Une expression mûrie de la crise de la Grèce contemporaine
La « génération de 1950 », issue d'une guerre civile meurtrière (1945-1949), a été profondément marquée par cette expérience. Plusieurs jeunes poètes en portent témoignage dans leur œuvre (M. Anagnostakis, M. Sachtouris, T. Patrikios). En prose, l'après-guerre est marquée, outre le virage romanesque de N. Kazantzakis, par des œuvres qui intègrent l'apport technique du roman américain ou européen de l'entre-deux-guerres et l'analyse des problèmes de la société grecque contemporaine, en pleine mutation. Exemplaires sont à cet égard Cités à la dérive (1960-1965) de S. Tsírkas, le Troisième Anneau (1962) de C. Taktsis ou la Trilogie : la Plante, le Puits, l'Ange (1961) de V. Vassilikos. Les autres romanciers restent plus classiques dans leur écriture, tout en posant un regard critique et souvent très politisé sur la société contemporaine (D. Chadzis, A. Frangias, I. Ioannou, M. Koumandaréas, M. Douka).
Dans les années 1980-1990 la recherche d'une écriture romanesque nouvelle prend enfin le pas sur l'engagement politique et le témoignage historique, avec des romanciers tels que Th.
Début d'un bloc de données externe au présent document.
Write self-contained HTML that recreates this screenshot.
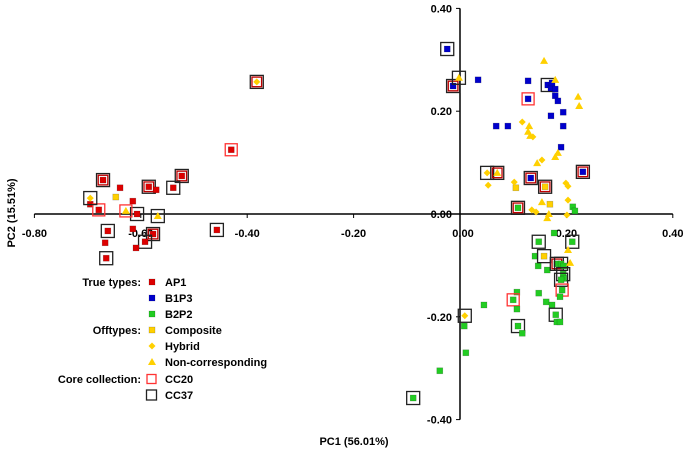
<!DOCTYPE html>
<html><head><meta charset="utf-8"><style>
body{margin:0;background:#fff}
svg text{font-family:"Liberation Sans",Arial,sans-serif;font-weight:bold;fill:#000}
</style></head><body>
<svg id="chart" width="686" height="452" viewBox="0 0 686 452" xmlns="http://www.w3.org/2000/svg">
<g id="axes"></g>
<g id="marks"></g>
<g id="legend"></g>
<text x="354" y="445" font-size="11" text-anchor="middle">PC1 (56.01%)</text>
<text transform="translate(15,213) rotate(-90)" font-size="11" text-anchor="middle">PC2 (15.51%)</text>
</svg>
<script>
// tick values
const xTicks=[-0.8,-0.6,-0.4,-0.2,0,0.2,0.4];
const yTicks=[0.4,0.2,0,-0.2,-0.4];
const xTickLabels=["-0.80","-0.60","-0.40","-0.20","0.00","0.20","0.40"];
const yTickLabels=["0.40","0.20","0.00","-0.20","-0.40"];
// [PC1, PC2, box] box: 0 none, 1 CC20, 2 CC37, 3 both
const ap1=[[-0.430,0.125,1],[-0.523,0.074,3],[-0.539,0.051,2],[-0.585,0.053,3],[-0.571,0.047,0],[-0.671,0.066,3],[-0.639,0.051,0],[-0.695,0.019,0],[-0.679,0.008,1],[-0.615,0.025,0],[-0.607,0.000,2],[-0.662,-0.033,2],[-0.615,-0.029,0],[-0.457,-0.031,2],[-0.577,-0.039,3],[-0.592,-0.054,2],[-0.667,-0.056,0],[-0.609,-0.066,0],[-0.665,-0.086,2]];
const b1p3=[[-0.024,0.321,2],[-0.013,0.249,3],[0.034,0.261,0],[0.128,0.259,0],[0.128,0.224,1],[0.165,0.251,2],[0.171,0.245,0],[0.173,0.255,0],[0.179,0.243,0],[0.179,0.230,0],[0.184,0.220,0],[0.171,0.191,0],[0.194,0.198,0],[0.068,0.171,0],[0.090,0.171,0],[0.194,0.171,0],[0.190,0.130,0],[0.133,0.070,3],[0.231,0.082,3]];
const b2p2=[[0.109,0.012,3],[0.212,0.014,0],[0.216,0.006,0],[0.177,-0.037,0],[0.148,-0.054,2],[0.211,-0.054,2],[0.141,-0.082,0],[0.147,-0.101,0],[0.164,-0.109,0],[0.182,-0.097,3],[0.190,-0.097,2],[0.195,-0.101,0],[0.194,-0.117,2],[0.195,-0.125,0],[0.190,-0.128,2],[0.192,-0.148,1],[0.188,-0.161,0],[0.148,-0.154,0],[0.162,-0.171,0],[0.173,-0.177,0],[0.180,-0.196,2],[0.182,-0.210,0],[0.188,-0.210,0],[0.107,-0.152,0],[0.100,-0.167,1],[0.107,-0.185,0],[0.109,-0.218,2],[0.117,-0.232,0],[0.045,-0.177,0],[0.008,-0.218,0],[0.011,-0.270,0],[-0.038,-0.305,0],[-0.088,-0.358,2]];
const composite=[[0.105,0.051,0],[0.169,0.019,0],[0.160,0.053,3],[0.158,-0.082,2],[-0.647,0.033,0]];
const hybrid=[[0.117,0.179,0],[0.137,0.150,0],[0.154,0.105,0],[0.051,0.080,2],[0.053,0.056,0],[0.102,0.062,0],[0.199,0.060,0],[0.203,0.054,0],[0.203,0.027,0],[0.135,0.008,0],[0.143,0.004,0],[0.201,-0.002,0],[0.009,-0.198,2],[-0.382,0.257,3],[-0.695,0.031,2]];
const noncorr=[[0.158,0.298,0],[0.179,0.261,0],[-0.002,0.265,2],[0.222,0.228,0],[0.224,0.210,0],[0.130,0.171,0],[0.128,0.160,0],[0.132,0.152,0],[0.184,0.119,0],[0.179,0.111,0],[0.145,0.099,0],[0.070,0.080,3],[0.154,0.023,0],[0.167,0.000,0],[0.164,-0.008,0],[0.203,-0.070,0],[0.207,-0.095,0],[-0.628,0.006,1],[-0.568,-0.004,2]];

const NS="http://www.w3.org/2000/svg";
const X=v=>460+532*v, Y=v=>214-514*v;
function mk(tag,attrs,parent){const e=document.createElementNS(NS,tag);for(const k in attrs)e.setAttribute(k,attrs[k]);parent.appendChild(e);return e;}
const axes=document.getElementById('axes'),marks=document.getElementById('marks'),legend=document.getElementById('legend');
let l=mk('line',{x1:X(-0.8),x2:X(0.4),y1:Y(0),y2:Y(0),stroke:'#000','stroke-width':1.5},axes);

l=mk('line',{x1:X(0),x2:X(0),y1:Y(0.4),y2:Y(-0.4),stroke:'#000','stroke-width':1.5},axes);

xTicks.forEach((v,i)=>{
 const t=mk('line',{x1:X(v),x2:X(v),y1:Y(0),y2:Y(0)+4,stroke:'#000','stroke-width':1},axes);
 
 const tx=mk('text',{x:X(v)+(v===0?3:0),y:Y(0)+23,'font-size':11,'text-anchor':'middle'},axes);tx.textContent=xTickLabels[i];
 
});
yTicks.forEach((v,i)=>{
 const t=mk('line',{x1:X(0)-4,x2:X(0),y1:Y(v),y2:Y(v),stroke:'#000','stroke-width':1},axes);
 
 const tx=mk('text',{x:X(0)-8,y:Y(v)+4,'font-size':11,'text-anchor':'end'},axes);tx.textContent=yTickLabels[i];
 
});
function marker(g,shape,color,x,y){
 let e;
 if(shape==='sq')e=mk('rect',{x:x-3,y:y-3,width:6,height:6,fill:color,stroke:'rgba(0,0,0,0.25)','stroke-width':0.6},g);
 else if(shape==='dia')e=mk('polygon',{points:`${x},${y-3.5} ${x+3.5},${y} ${x},${y+3.5} ${x-3.5},${y}`,fill:color},g);
 else e=mk('polygon',{points:`${x},${y-4} ${x+4},${y+3} ${x-4},${y+3}`,fill:color},g);
 return e;
}
function box(g,x,y,b){
 if(b&2){const r=mk('rect',{x:x-6.5,y:y-6.5,width:13,height:13,fill:'none',stroke:'#222','stroke-width':1.3},g);
  }
 if(b&1){const s=b&2?4.8:6;const r=mk('rect',{x:x-s,y:y-s,width:2*s,height:2*s,fill:'none',stroke:b&2?'#c00000':'#ff3333','stroke-width':1.3},g);
  }
}
const series=[[ap1,'sq','#dd0000','ap1-point'],[b1p3,'sq','#0000cc','b1p3-point'],[b2p2,'sq','#22cc22','b2p2-point'],[composite,'sq','#ffd000','composite-point'],[hybrid,'dia','#ffd000','hybrid-point'],[noncorr,'tri','#ffd000','noncorresponding-point']];
series.forEach(([arr,shape,color,name])=>{
 arr.forEach(p=>{
  const g=mk('g',{},marks);
  
  
  marker(g,shape,color,X(p[0]),Y(p[1]));
  box(g,X(p[0]),Y(p[1]),p[2]);
 });
});
// legend
const legRows=[["True types:","sq","#dd0000","AP1",0],["","sq","#0000cc","B1P3",0],["","sq","#22cc22","B2P2",0],["Offtypes:","sq","#ffd000","Composite",0],["","dia","#ffd000","Hybrid",0],["","tri","#ffd000","Non-corresponding",0],["Core collection:","box20","","CC20",0],["","box37","","CC37",0]];
const legY=[282,298,314,330,346,362,379,395];
legRows.forEach((r,i)=>{
 const g=mk('g',{},legend);
 
 
 const y=legY[i];
 if(r[0]){const t=mk('text',{x:141,y:y+4,'font-size':11,'text-anchor':'end'},g);t.textContent=r[0];}
 if(r[1]==='box20')mk('rect',{x:147,y:y-4.5,width:9,height:9,fill:'none',stroke:'#ff3333','stroke-width':1.3},g);
 else if(r[1]==='box37')mk('rect',{x:146.5,y:y-5,width:10,height:10,fill:'none',stroke:'#222','stroke-width':1.3},g);
 else marker(g,r[1],r[2],152,y);
 const t=mk('text',{x:165,y:y+4,'font-size':11},g);t.textContent=r[3];
});
</script>
</body></html>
Valtinos, R. Galanaki ou Z. Zatelli.
Le théâtre, longtemps à la remorque soit de drames à la Ibsen, soit de revues de vaudeville, n'a guère pris naissance que depuis la dernière guerre. Si le Théâtre Royal, puis National, reste, aujourd'hui encore, marqué par une tradition trop souvent timorée, le Théâtre d'Art de K. Koun a joué un rôle essentiel soit en présentant les œuvres majeures du théâtre étranger contemporain, soit en donnant leur chance à de jeunes dramaturges dont quelques-uns sont maintenant des valeurs reconnues : J. Cambanellis, I. Skourtis, D. Cechaïdis.